Despite the wide range of possible effects on various pathological conditions (Table 41), IH is not routinely prescribed or widely used. Future studies on larger populations on the efficacy and long-term effects of IH are needed in order to gain more evidence for further recommendations.
Table 41. Effects of intermittent hypoxia—IH—on different clinical conditions [35].
Effects of intermittent hypoxia—IH—on different clinical conditions [21].
Pathology Effect Observed
Chronic obstructive pulmonary disease In randomized, double-blind, controlled clinical studies it was demonstrated that mild repetitive acute IH (12–15% O2 for 3–5 min, followed by intervals of 3–5 min of normoxia, 5–9 episodes per day, for 15 days) can produce the following increases: exercise time, baroreflex sensitivity, total hemoglobin, hypercapnic ventilatory response, forced vital capacity and forced expiratory volume in 1 s.
Arterial hypertension In 56 known patients with stage I-II hypertension, moderate IH reduced heart rate, systolic and diastolic blood pressure and peripheral resistance. IH reduces the symptoms of angina, normalizes microcirculation and lipid metabolism and increases maximal oxygen consumption and exercise tolerance, being proven to be a safe therapy for elderly patients. Increased endothelial NO production that produces the opening of reserve capillaries and vasodilatation can determine the antihypertensive effects of moderate IH (reduced peripheral resistance), reduced sympathetic activity, minimized calcium overload of vascular smooth muscles, improved water and salt metabolism, increased activity of antioxidant enzymes and increased synthesis of angiogenic growth factors, including VEGF and FGF.
Myocardial Infarction In humans, moderate IH increases maximal oxygen consumption in older men (50–70 years), both with and without coronary artery disease.
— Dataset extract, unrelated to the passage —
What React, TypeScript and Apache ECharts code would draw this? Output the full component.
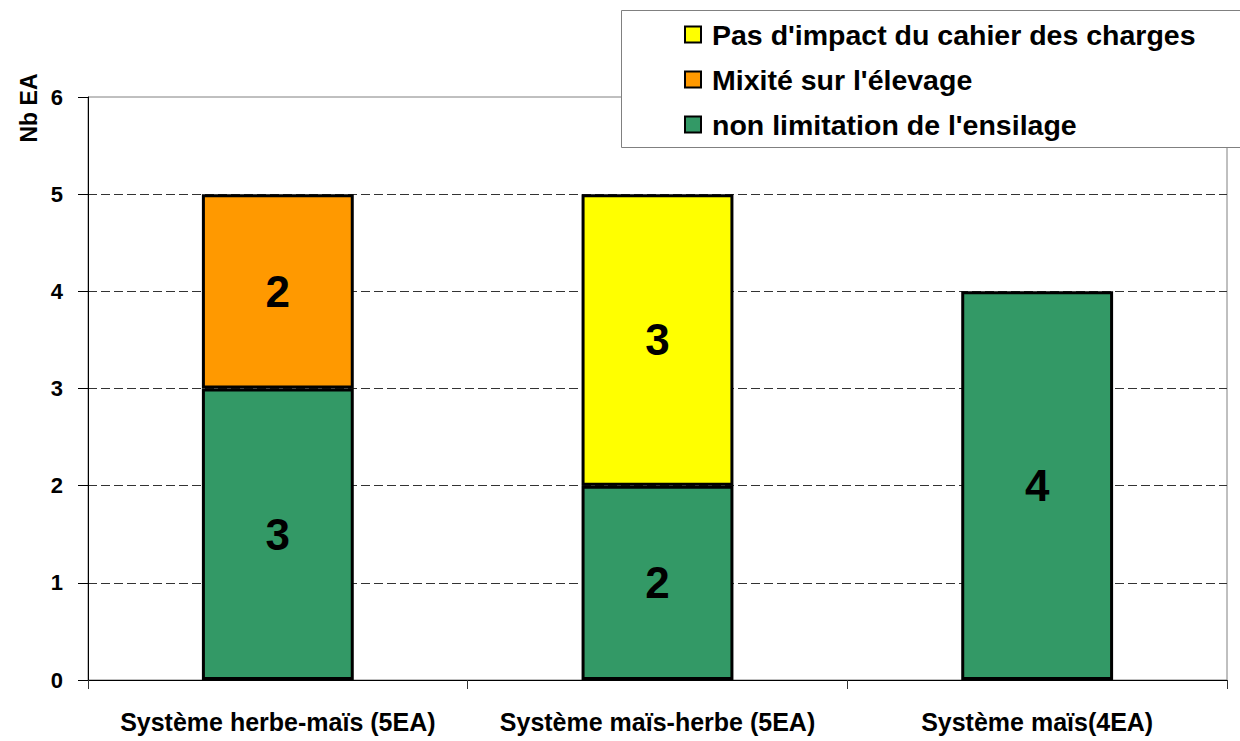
import React, { useEffect, useRef } from "react";
import * as echarts from "echarts";

const categories = ["Système herbe-maïs (5EA)", "Système maïs-herbe (5EA)", "Système maïs(4EA)"];
const nonLimitation = [3, 2, 4];
const mixite = [2, null, null];
const pasImpact = [null, 3, null];
const yTicks = [0, 1, 2, 3, 4, 5, 6];
const seriesNames = ["Pas d'impact du cahier des charges", "Mixité sur l'élevage", "non limitation de l'ensilage"];
const yAxisTitle = "Nb EA";

const FONT = "'Liberation Sans', Arial, sans-serif";

export default function App() {
  const ref = useRef<HTMLDivElement>(null);
  useEffect(() => {
    if (!ref.current) return;
    const chart = echarts.init(ref.current, null, { renderer: "svg" });
    const label = {
      show: true,
      position: "inside",
      color: "#000",
      fontSize: 44,
      fontWeight: "bold",
      fontFamily: FONT,
    };
    const itemStyle = (c: string) => ({ color: c, borderColor: "#000", borderWidth: 3 });
    chart.setOption({
      animation: false,
      backgroundColor: "#fff",
      grid: {
        left: 88,
        right: 13,
        top: 97,
        bottom: 61,
        show: true,
        borderColor: "#808080",
        borderWidth: 1,
        backgroundColor: "transparent",
      },
      xAxis: {
        type: "category",
        data: categories,
        axisLine: { show: true, lineStyle: { color: "#000", width: 1 } },
        axisTick: { show: true, length: 9, lineStyle: { color: "#333" } },
        axisLabel: {
          color: "#000",
          fontSize: 25,
          fontWeight: "bold",
          fontFamily: FONT,
          margin: 29,
          interval: 0,
        },
      },
      yAxis: {
        type: "value",
        min: yTicks[0],
        max: yTicks[yTicks.length - 1],
        interval: 1,
        axisLine: { show: true, lineStyle: { color: "#000", width: 1 } },
        axisTick: { show: true, length: 10, lineStyle: { color: "#000" } },
        axisLabel: {
          color: "#000",
          fontSize: 22,
          fontWeight: "bold",
          fontFamily: FONT,
          margin: 25,
        },
        splitLine: {
          show: true,
          lineStyle: {
            color: ["transparent", "#333", "#333", "#333", "#333", "#333", "transparent"],
            type: [9, 4],
            width: 1,
          },
        },
      },
      legend: {
        data: seriesNames,
        orient: "vertical",
        left: 684,
        top: 20,
        padding: 0,
        itemWidth: 16,
        itemHeight: 16,
        itemGap: 16,
        icon: "rect",
        itemStyle: { borderColor: "#000", borderWidth: 2 },
        textStyle: {
          color: "#000",
          fontSize: 28.5,
          fontWeight: "bold",
          fontFamily: FONT,
          lineHeight: 27,
          padding: [0, 0, 0, 6],
        },
        z: 10,
      },
      graphic: [
        {
          type: "rect",
          z: 8,
          shape: { x: 621.5, y: 10.5, width: 700, height: 137 },
          style: { fill: "#fff", stroke: "#808080", lineWidth: 1 },
        },
        {
          type: "text",
          x: 29,
          y: 108,
          rotation: Math.PI / 2,
          style: {
            text: yAxisTitle,
            fill: "#000",
            fontSize: 23,
            fontWeight: "bold",
            fontFamily: FONT,
            align: "center",
            verticalAlign: "middle",
          },
        },
      ],
      series: [
        {
          name: seriesNames[2],
          type: "bar",
          stack: "total",
          barWidth: "40%",
          data: nonLimitation,
          itemStyle: itemStyle("#339966"),
          label,
        },
        {
          name: seriesNames[1],
          type: "bar",
          stack: "total",
          data: mixite,
          itemStyle: itemStyle("#FF9900"),
          label,
        },
        {
          name: seriesNames[0],
          type: "bar",
          stack: "total",
          data: pasImpact,
          itemStyle: itemStyle("#FFFF00"),
          label,
        },
      ],
    });
    return () => chart.dispose();
  }, []);
  return (
    <div
      ref={ref}
      style={{ position: "fixed", left: 0, top: 0, width: 1240, height: 741 }}
    />
  );
}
During submaximal exercise (cycling at 1 W/kg), systolic blood pressure, heart rate, perceived exertion and blood lactate concentration are diminished by IH. Myocardial protection is correlated with the ability of moderate IH to increase coronary blood flow, myocardial vascularity, cardiomyoglobin and antioxidant enzyme expression. IH increases erythropoietin (EPO) concentrations, stimulating erythropoiesis and increasing hematocrit, blood viscosity and platelet count.
Inflammatory/immune responses to IH Some studies suggest that moderate IH protocols enhance the innate immune system while having a general anti-inflammatory effect. For example, in healthy humans, exposure to the 4 5 min episodes of 10% O2 (5 min interval in room air, 14 days) increases the phagocytic and bactericidal activities of neutrophils, while suppressing the pro-inflammatory mediators TNF-α and IL-4 by more than 90%. These responses, which persisted at least 7 days after IH, may increase the body’s immune defenses without associated inflammation.
Metabolic responses to IH IH protocols have beneficial effects on metabolism, including decreased body weight, cholesterol, and blood sugar levels, as well as increased insulin sensitivity. Mechanisms of moderate IH-induced weight loss may include increased serotonin and/or leptin levels. Body weight is reduced with moderate IH by increasing hepatic leptin expression and increasing blood leptin concentration. Moderate hypoxia (14.6% O2) reduces cholesterol and blood glucose and increases insulin sensitivity in patients with type 2 diabetes. Hypoxia also increases glycolysis and fatty acid oxidation and mitochondrial enzyme activity and reduces cholesterol synthesis.
Bone IH has positive effects on bone tissue remodeling. Exposure of rats to IH determined high alkaline phosphatase activity in bone tissue, thus suggesting increased osteoblast activity and new bone formation.